[WHAT THE EXERCISE ASKS] Repeat, exactly and in full, the lines of the listing below, but without any pictures.
####
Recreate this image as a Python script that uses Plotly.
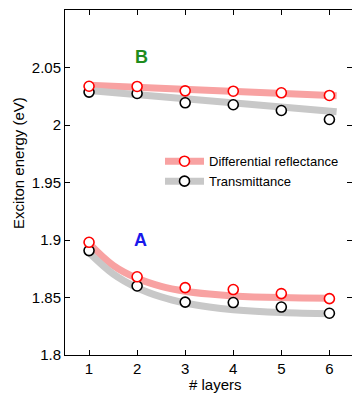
import plotly.graph_objects as go

layers = [1, 2, 3, 4, 5, 6]
# Measured exciton energies (eV)
b_reflect = [2.0337, 2.0335, 2.0297, 2.0294, 2.0280, 2.0257]
b_transm = [2.0286, 2.0274, 2.0193, 2.0176, 2.0126, 2.0048]
a_reflect = [1.8980, 1.8680, 1.8586, 1.8569, 1.8534, 1.8490]
a_transm = [1.8908, 1.8600, 1.8460, 1.8456, 1.8417, 1.8363]

# Fit guide lines
b_fit_x = [1.0, 6.15]
b_fit_reflect = [2.0345, 2.0255]
b_fit_transm = [2.0300, 2.0115]
a_fit_x = [1.0, 1.5, 2.0, 2.5, 3.0, 3.5, 4.0, 5.0, 6.05]
a_fit_reflect = [1.8970, 1.8780, 1.8667, 1.8597, 1.8555, 1.8530, 1.8514, 1.8499, 1.8493]
a_fit_transm = [1.8890, 1.8706, 1.8585, 1.8505, 1.8452, 1.8417, 1.8394, 1.8369, 1.8358]

RED_BAND = "rgb(248,162,162)"
GRAY_BAND = "rgb(200,200,200)"
BAND_W = 7

fig = go.Figure()
for fx, fy, col in [(b_fit_x, b_fit_reflect, RED_BAND), (b_fit_x, b_fit_transm, GRAY_BAND),
                    (a_fit_x, a_fit_reflect, RED_BAND), (a_fit_x, a_fit_transm, GRAY_BAND)]:
    fig.add_trace(go.Scatter(x=fx, y=fy, mode="lines", line=dict(color=col, width=BAND_W, shape="spline"),
                             showlegend=False, hoverinfo="skip"))

mk_red = dict(symbol="circle", size=10, color="white", line=dict(color="rgb(255,0,0)", width=1.6))
mk_blk = dict(symbol="circle", size=10, color="white", line=dict(color="black", width=1.6))
for ys in [b_transm, a_transm]:
    fig.add_trace(go.Scatter(x=layers, y=ys, mode="markers", marker=mk_blk, showlegend=False))
for ys in [b_reflect, a_reflect]:
    fig.add_trace(go.Scatter(x=layers, y=ys, mode="markers", marker=mk_red, showlegend=False))

# legend entries
fig.add_trace(go.Scatter(x=[None], y=[None], mode="lines+markers", name="Differential reflectance",
                         line=dict(color=RED_BAND, width=BAND_W), marker=mk_red))
fig.add_trace(go.Scatter(x=[None], y=[None], mode="lines+markers", name="Transmittance",
                         line=dict(color=GRAY_BAND, width=BAND_W), marker=mk_blk))

font = "Arial, Liberation Sans, sans-serif"
axis_common = dict(showline=True, linecolor="black", linewidth=1, mirror="ticks", ticks="inside",
                   ticklen=5, tickcolor="black", showgrid=False, zeroline=False,
                   tickfont=dict(family=font, size=15, color="black"))
fig.update_xaxes(range=[0.5, 6.47], tickvals=layers, **axis_common)
fig.update_yaxes(range=[1.8, 2.1], tickvals=[1.8, 1.85, 1.9, 1.95, 2.0, 2.05],
                 ticktext=["1.8", "1.85", "1.9", "1.95", "2", "2.05"], **axis_common)

fig.update_layout(
    width=352, height=394, margin=dict(l=65, r=0, t=10, b=39),
    plot_bgcolor="white", paper_bgcolor="white",
    legend=dict(x=(160 - 65) / 287, y=0.605, xanchor="left", yanchor="top", bgcolor="rgba(0,0,0,0)",
                font=dict(family=font, size=13, color="black"), tracegroupgap=0, itemwidth=39),
    annotations=[
        dict(text="<b>B</b>", x=2.1, y=2.059, xref="x", yref="y", showarrow=False,
             font=dict(family=font, size=18, color="rgb(30,140,30)")),
        dict(text="<b>A</b>", x=2.08, y=1.9, xref="x", yref="y", showarrow=False,
             font=dict(family=font, size=18, color="rgb(25,25,235)")),
        dict(text="Exciton energy (eV)", textangle=-90, x=(18 - 65) / 287, xref="paper", xanchor="center",
             y=1 - (163 - 10) / 345, yref="paper", yanchor="middle", showarrow=False,
             font=dict(family=font, size=15, color="black")),
        dict(text="# layers", x=(215 - 65) / 287, xref="paper", y=-(384 - 355) / 345, yref="paper",
             yanchor="middle", showarrow=False, font=dict(family=font, size=15, color="black")),
    ],
)

fig.write_html("out.html")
####
[SOLUTION TO THE PROBLEM]
Recreate this image as a Python script that uses Plotly.
import plotly.graph_objects as go

layers = [1, 2, 3, 4, 5, 6]
# Measured exciton energies (eV)
b_reflect = [2.0337, 2.0335, 2.0297, 2.0294, 2.0280, 2.0257]
b_transm = [2.0286, 2.0274, 2.0193, 2.0176, 2.0126, 2.0048]
a_reflect = [1.8980, 1.8680, 1.8586, 1.8569, 1.8534, 1.8490]
a_transm = [1.8908, 1.8600, 1.8460, 1.8456, 1.8417, 1.8363]

# Fit guide lines
b_fit_x = [1.0, 6.15]
b_fit_reflect = [2.0345, 2.0255]
b_fit_transm = [2.0300, 2.0115]
a_fit_x = [1.0, 1.5, 2.0, 2.5, 3.0, 3.5, 4.0, 5.0, 6.05]
a_fit_reflect = [1.8970, 1.8780, 1.8667, 1.8597, 1.8555, 1.8530, 1.8514, 1.8499, 1.8493]
a_fit_transm = [1.8890, 1.8706, 1.8585, 1.8505, 1.8452, 1.8417, 1.8394, 1.8369, 1.8358]

RED_BAND = "rgb(248,162,162)"
GRAY_BAND = "rgb(200,200,200)"
BAND_W = 7

fig = go.Figure()
for fx, fy, col in [(b_fit_x, b_fit_reflect, RED_BAND), (b_fit_x, b_fit_transm, GRAY_BAND),
                    (a_fit_x, a_fit_reflect, RED_BAND), (a_fit_x, a_fit_transm, GRAY_BAND)]:
    fig.add_trace(go.Scatter(x=fx, y=fy, mode="lines", line=dict(color=col, width=BAND_W, shape="spline"),
                             showlegend=False, hoverinfo="skip"))

mk_red = dict(symbol="circle", size=10, color="white", line=dict(color="rgb(255,0,0)", width=1.6))
mk_blk = dict(symbol="circle", size=10, color="white", line=dict(color="black", width=1.6))
for ys in [b_transm, a_transm]:
    fig.add_trace(go.Scatter(x=layers, y=ys, mode="markers", marker=mk_blk, showlegend=False))
for ys in [b_reflect, a_reflect]:
    fig.add_trace(go.Scatter(x=layers, y=ys, mode="markers", marker=mk_red, showlegend=False))

# legend entries
fig.add_trace(go.Scatter(x=[None], y=[None], mode="lines+markers", name="Differential reflectance",
                         line=dict(color=RED_BAND, width=BAND_W), marker=mk_red))
fig.add_trace(go.Scatter(x=[None], y=[None], mode="lines+markers", name="Transmittance",
                         line=dict(color=GRAY_BAND, width=BAND_W), marker=mk_blk))

font = "Arial, Liberation Sans, sans-serif"
axis_common = dict(showline=True, linecolor="black", linewidth=1, mirror="ticks", ticks="inside",
                   ticklen=5, tickcolor="black", showgrid=False, zeroline=False,
                   tickfont=dict(family=font, size=15, color="black"))
fig.update_xaxes(range=[0.5, 6.47], tickvals=layers, **axis_common)
fig.update_yaxes(range=[1.8, 2.1], tickvals=[1.8, 1.85, 1.9, 1.95, 2.0, 2.05],
                 ticktext=["1.8", "1.85", "1.9", "1.95", "2", "2.05"], **axis_common)

fig.update_layout(
    width=352, height=394, margin=dict(l=65, r=0, t=10, b=39),
    plot_bgcolor="white", paper_bgcolor="white",
    legend=dict(x=(160 - 65) / 287, y=0.605, xanchor="left", yanchor="top", bgcolor="rgba(0,0,0,0)",
                font=dict(family=font, size=13, color="black"), tracegroupgap=0, itemwidth=39),
    annotations=[
        dict(text="<b>B</b>", x=2.1, y=2.059, xref="x", yref="y", showarrow=False,
             font=dict(family=font, size=18, color="rgb(30,140,30)")),
        dict(text="<b>A</b>", x=2.08, y=1.9, xref="x", yref="y", showarrow=False,
             font=dict(family=font, size=18, color="rgb(25,25,235)")),
        dict(text="Exciton energy (eV)", textangle=-90, x=(18 - 65) / 287, xref="paper", xanchor="center",
             y=1 - (163 - 10) / 345, yref="paper", yanchor="middle", showarrow=False,
             font=dict(family=font, size=15, color="black")),
        dict(text="# layers", x=(215 - 65) / 287, xref="paper", y=-(384 - 355) / 345, yref="paper",
             yanchor="middle", showarrow=False, font=dict(family=font, size=15, color="black")),
    ],
)

fig.write_html("out.html")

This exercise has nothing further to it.